O'Connors Law firm leaders survey

Date posted:
Wed 16 November 2022

More than three quarters of the law firm leaders responding to the O’Connors’ Law Firm Leaders Survey said their most pressing business concern was recruiting staff, with over a third saying they were having difficulties retaining staff. Notwithstanding these challenges, more than half said they are planning to increase their headcount and only a tenth planning to reduce it.

These findings will come as little surprise to many law firm leaders who have been engaged in a candidate dogfight over the last few years. With increasing economic uncertainty ahead, one wonders if the tide may be about to turn.

The survey, conducted during September and October, attracted 38 full responses from firms ranging in turnover from £2m to over £100m, a quarter serving only business clients, a quarter serving only individual clients and the rest serving both markets. Just under two-thirds of the firms were private limited companies, just under one-third were limited liability partnerships and the remainder were a mixture of traditional partnerships and sole traders. Over a third of the firms were alternative business structures and less than a fifth plan to change their legal structure in the foreseeable future.


After recruitment, the next most pressing concern for law firm leaders was overhead inflation (62% of firms), particularly the rising cost of professional indemnity insurance (54% of firms). Indeed, two firms mentioned the extreme difficulty of obtaining cover at all, though they said they did eventually manage to do so.

According to the survey, 43% of the firms expect to post an increase in net profit for their current financial year over their previous financial year, with 35% expecting it to remain steady and only 22% expecting it to fall.

Working patterns remain flexible with the majority (71%) allowing staff to formally elect to work partly in the office and partly from home (the hybrid model). One in ten firms were still require everyone to work full-time in the office and 13% were happy to let their staff work in whatever way they chose (what we termed the free-for-all model). Less than 3% allow staff to work permanently from home. Nobody expected their working patterns to change greatly during 2023.

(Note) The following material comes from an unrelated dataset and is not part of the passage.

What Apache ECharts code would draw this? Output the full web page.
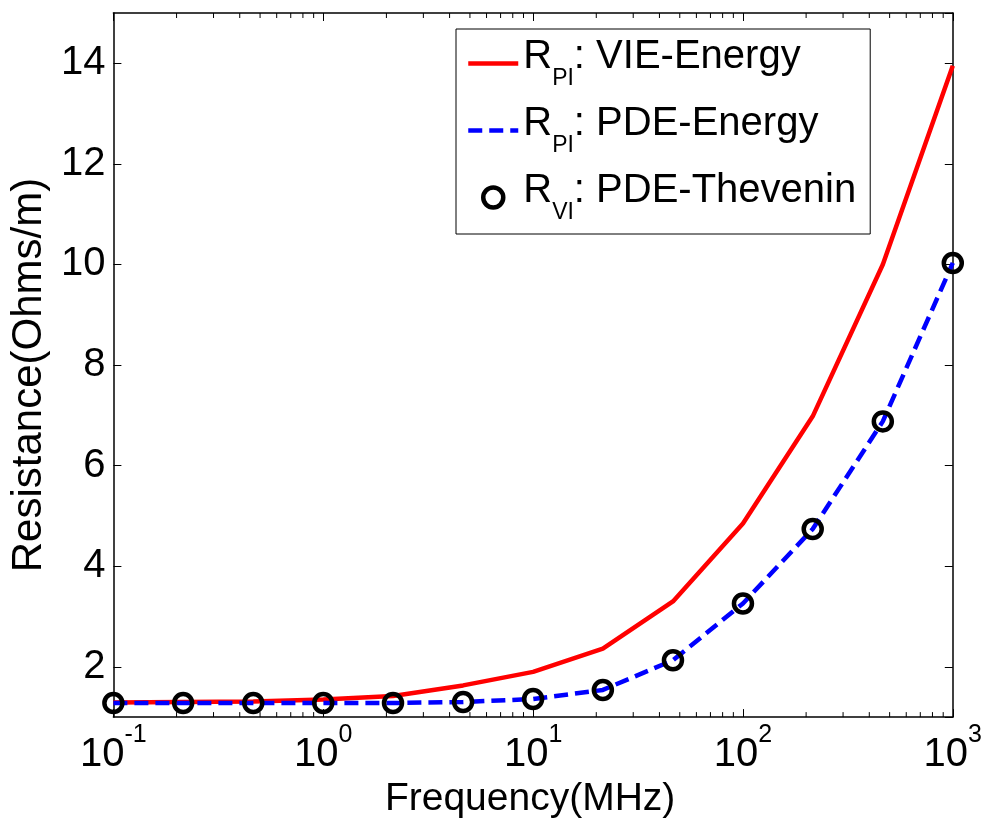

A fifth of the law firm leaders are currently considering a trade acquisition, just under a fifth are considering a trade sale, a quarter considering merger talks and just under a third actively looking for significant lateral hires. To emphasise the diverse fortunes within the legal sector, one firm said it is planning a stock market listing and one firm is planning an orderly wind-down and closure.

The risk of a cyber event weighs heavy on the minds of many law firm leaders with 46% saying it is one of their greatest concerns. This is perhaps not surprising when 10% of the firms said they had experienced a cyber event in the last 12 months that had had a material impact on the firm in terms of financial outlay, management time or reputational damage.

85% of firms have provided cyber risk prevention training to all their staff (hopefully the remaining 15% are on the case), 71% have taken out cyber liability insurance and 50% have secured Cyber Essentials, Cyber Essentials Plus or an equivalent accreditation. Only 16% of the firms have reviewed the cyber security provisions in their supplier contracts, which is probably a good action point for everyone else.

Although a quarter of the law firm leaders said they expect 2023 to be quite a tough year -with one proclaiming ‘I’m a Law Firm Leader…Get Me Out of Here! - half the respondents said they were expecting 2023 to be ‘an OK year’ and 16% feeling ‘it’s going to be a cracker’.

Albert Einstein said that, in the midst of every crisis lies great opportunity. Our experience of working with law firm leaders across the country suggests they are now better equipped than ever to seize whatever opportunities 2023 presents.